Repeat every line exactly, keeping the pictures out of the copy.

Start of Data extract

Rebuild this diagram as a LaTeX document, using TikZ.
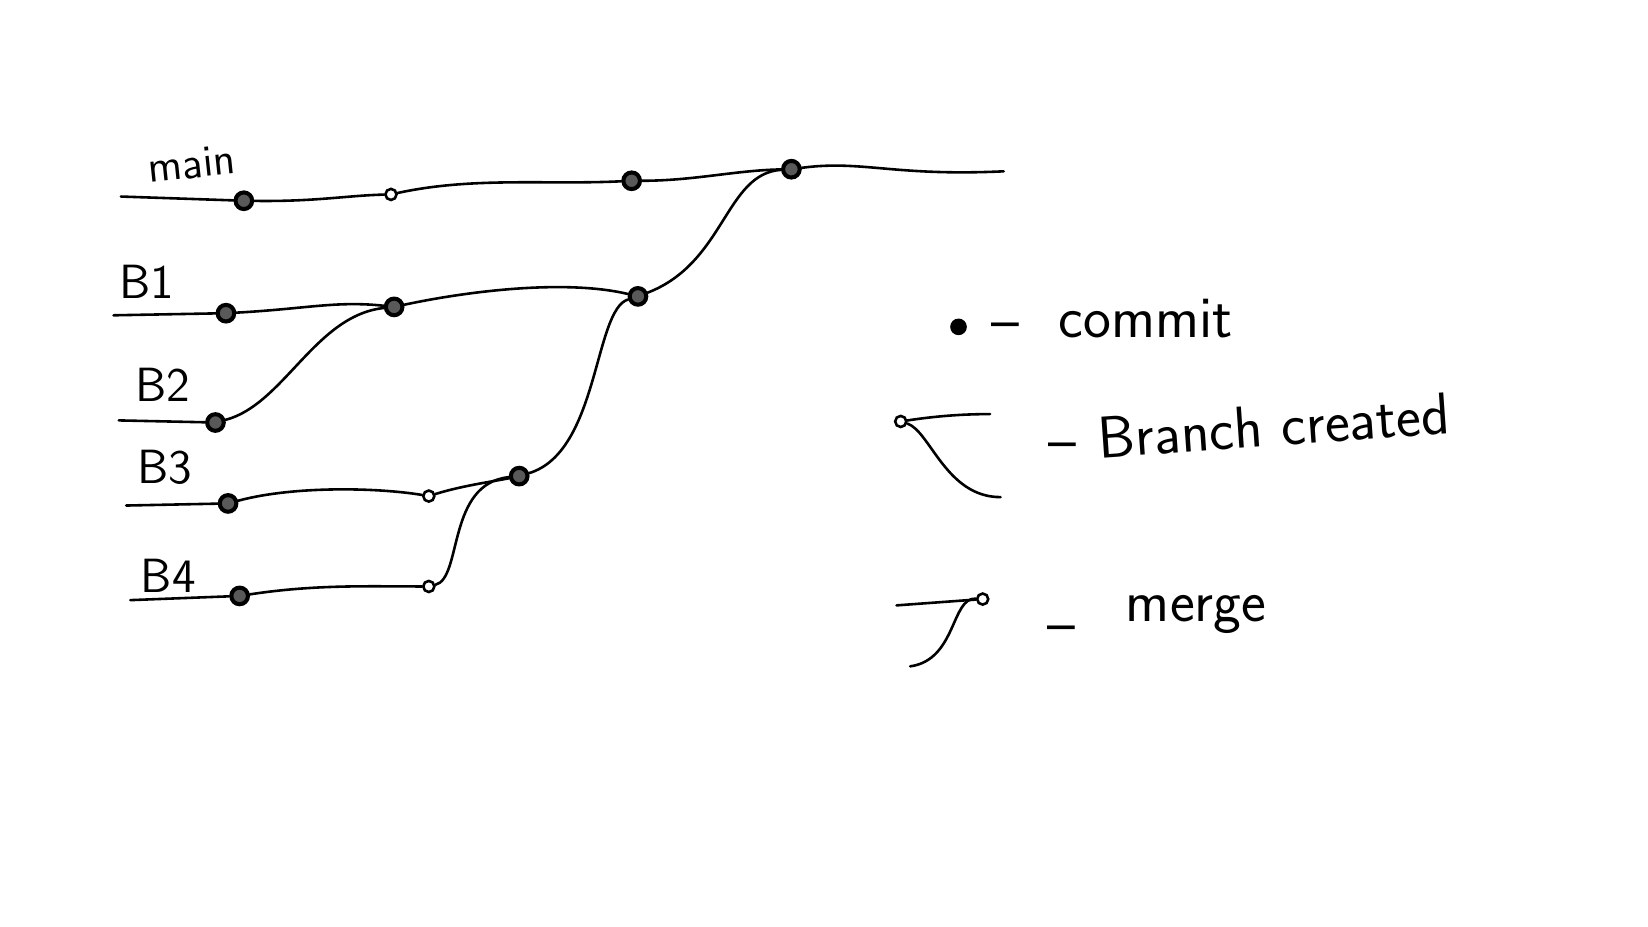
\documentclass[tikz,border=0pt]{standalone}
\usepackage{tikz}

\begin{document}
\begin{tikzpicture}[x=.01cm,y=-.01cm,line width=.7pt,line cap=round,font=\sffamily\fontsize{13}{15}\selectfont]
\tikzset{commit/.style={circle,draw,line width=1.1pt,fill=black!65,inner sep=0pt,minimum size=4.5pt},
  tick/.style={circle,draw,line width=.7pt,inner sep=0pt,minimum size=3pt},
  key/.style={font=\sffamily\fontsize{16}{18}\selectfont}}
\useasboundingbox (0,0) rectangle (1568,882);
\coordinate (m0) at (115,187);
\node[commit] (m1) at (232,191) {};
\node[tick] (m2) at (372,185) {};
\node[commit] (m3) at (601,172) {};
\node[commit] (m4) at (753,161) {};
\coordinate (m5) at (955,163);
\draw (m0) -- (m1);
\draw (m1) .. controls (300,192) and (330,186) .. (m2);
\draw (m2) .. controls (450,168) and (520,176) .. (m3);
\draw (m3) .. controls (660,172) and (700,162) .. (m4);
\draw (m4) .. controls (820,152) and (850,168) .. (m5);
\coordinate (b1s) at (108,300);
\node[commit] (b1c1) at (215,298) {};
\node[commit] (b1c2) at (375,292) {};
\node[commit] (b1c3) at (607,282) {};
\draw (b1s) -- (b1c1);
\draw (b1c1) .. controls (290,294) and (320,286) .. (b1c2);
\draw (b1c2) .. controls (450,276) and (540,266) .. (b1c3);
\draw (b1c3) .. controls (690,250) and (690,165) .. (m4);
\coordinate (b2s) at (113,400);
\node[commit] (b2c1) at (205,402) {};
\draw (b2s) -- (b2c1);
\draw (b2c1) .. controls (270,385) and (300,300) .. (b1c2);
\coordinate (b3s) at (120,481);
\node[commit] (b3c1) at (217,479) {};
\node[tick] (b3c2) at (408,472) {};
\node[commit] (b3c3) at (494,453) {};
\draw (b3s) -- (b3c1);
\draw (b3c1) .. controls (280,462) and (360,464) .. (b3c2);
\draw (b3c2) .. controls (440,462) and (470,458) .. (b3c3);
\draw (b3c3) .. controls (570,430) and (565,295) .. (b1c3);
\coordinate (b4s) at (124,571);
\node[commit] (b4c1) at (228,567) {};
\node[tick] (b4c2) at (408,558) {};
\draw (b4s) -- (b4c1);
\draw (b4c1) .. controls (300,556) and (350,558) .. (b4c2);
\draw (b4c2) .. controls (440,550) and (425,460) .. (b3c3);
\node[rotate=6,font=\sffamily\fontsize{12}{14}\selectfont] (lmain) at (182,156) {main};
\node (lb1) at (140,268) {B1};
\node (lb2) at (155,366) {B2};
\node (lb3) at (157,445) {B3};
\node (lb4) at (160,548) {B4};
\node[circle,fill,inner sep=0pt,minimum size=4.5pt] (kc) at (912,311) {};
\node[key] (kcdash) at (957,316) {--};
\node[key] (kctext) at (1090,303) {commit};
\node[tick] (kb0) at (857,401) {};
\coordinate (kb1) at (942,394);
\coordinate (kb2) at (952,473);
\draw (kb0) .. controls (890,396) and (915,394) .. (kb1);
\draw (kb0) .. controls (885,410) and (900,473) .. (kb2);
\node[key] (kbdash) at (1011,430) {--};
\node[key,rotate=4] (kbtext) at (1212,405) {Branch created};
\coordinate (kg0) at (853,576);
\node[tick] (kg1) at (935,570) {};
\coordinate (kg2) at (866,634);
\draw (kg0) -- (kg1);
\draw (kg1) .. controls (905,568) and (910,628) .. (kg2);
\node[key] (kgdash) at (1010,604) {--};
\node[key] (kgtext) at (1138,585) {merge};
\end{tikzpicture}
\end{document}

End of Data extract

__Reply__
Rebuild this diagram as a LaTeX document, using TikZ.
\documentclass[tikz,border=0pt]{standalone}
\usepackage{tikz}

\begin{document}
\begin{tikzpicture}[x=.01cm,y=-.01cm,line width=.7pt,line cap=round,font=\sffamily\fontsize{13}{15}\selectfont]
\tikzset{commit/.style={circle,draw,line width=1.1pt,fill=black!65,inner sep=0pt,minimum size=4.5pt},
  tick/.style={circle,draw,line width=.7pt,inner sep=0pt,minimum size=3pt},
  key/.style={font=\sffamily\fontsize{16}{18}\selectfont}}
\useasboundingbox (0,0) rectangle (1568,882);
\coordinate (m0) at (115,187);
\node[commit] (m1) at (232,191) {};
\node[tick] (m2) at (372,185) {};
\node[commit] (m3) at (601,172) {};
\node[commit] (m4) at (753,161) {};
\coordinate (m5) at (955,163);
\draw (m0) -- (m1);
\draw (m1) .. controls (300,192) and (330,186) .. (m2);
\draw (m2) .. controls (450,168) and (520,176) .. (m3);
\draw (m3) .. controls (660,172) and (700,162) .. (m4);
\draw (m4) .. controls (820,152) and (850,168) .. (m5);
\coordinate (b1s) at (108,300);
\node[commit] (b1c1) at (215,298) {};
\node[commit] (b1c2) at (375,292) {};
\node[commit] (b1c3) at (607,282) {};
\draw (b1s) -- (b1c1);
\draw (b1c1) .. controls (290,294) and (320,286) .. (b1c2);
\draw (b1c2) .. controls (450,276) and (540,266) .. (b1c3);
\draw (b1c3) .. controls (690,250) and (690,165) .. (m4);
\coordinate (b2s) at (113,400);
\node[commit] (b2c1) at (205,402) {};
\draw (b2s) -- (b2c1);
\draw (b2c1) .. controls (270,385) and (300,300) .. (b1c2);
\coordinate (b3s) at (120,481);
\node[commit] (b3c1) at (217,479) {};
\node[tick] (b3c2) at (408,472) {};
\node[commit] (b3c3) at (494,453) {};
\draw (b3s) -- (b3c1);
\draw (b3c1) .. controls (280,462) and (360,464) .. (b3c2);
\draw (b3c2) .. controls (440,462) and (470,458) .. (b3c3);
\draw (b3c3) .. controls (570,430) and (565,295) .. (b1c3);
\coordinate (b4s) at (124,571);
\node[commit] (b4c1) at (228,567) {};
\node[tick] (b4c2) at (408,558) {};
\draw (b4s) -- (b4c1);
\draw (b4c1) .. controls (300,556) and (350,558) .. (b4c2);
\draw (b4c2) .. controls (440,550) and (425,460) .. (b3c3);
\node[rotate=6,font=\sffamily\fontsize{12}{14}\selectfont] (lmain) at (182,156) {main};
\node (lb1) at (140,268) {B1};
\node (lb2) at (155,366) {B2};
\node (lb3) at (157,445) {B3};
\node (lb4) at (160,548) {B4};
\node[circle,fill,inner sep=0pt,minimum size=4.5pt] (kc) at (912,311) {};
\node[key] (kcdash) at (957,316) {--};
\node[key] (kctext) at (1090,303) {commit};
\node[tick] (kb0) at (857,401) {};
\coordinate (kb1) at (942,394);
\coordinate (kb2) at (952,473);
\draw (kb0) .. controls (890,396) and (915,394) .. (kb1);
\draw (kb0) .. controls (885,410) and (900,473) .. (kb2);
\node[key] (kbdash) at (1011,430) {--};
\node[key,rotate=4] (kbtext) at (1212,405) {Branch created};
\coordinate (kg0) at (853,576);
\node[tick] (kg1) at (935,570) {};
\coordinate (kg2) at (866,634);
\draw (kg0) -- (kg1);
\draw (kg1) .. controls (905,568) and (910,628) .. (kg2);
\node[key] (kgdash) at (1010,604) {--};
\node[key] (kgtext) at (1138,585) {merge};
\end{tikzpicture}
\end{document}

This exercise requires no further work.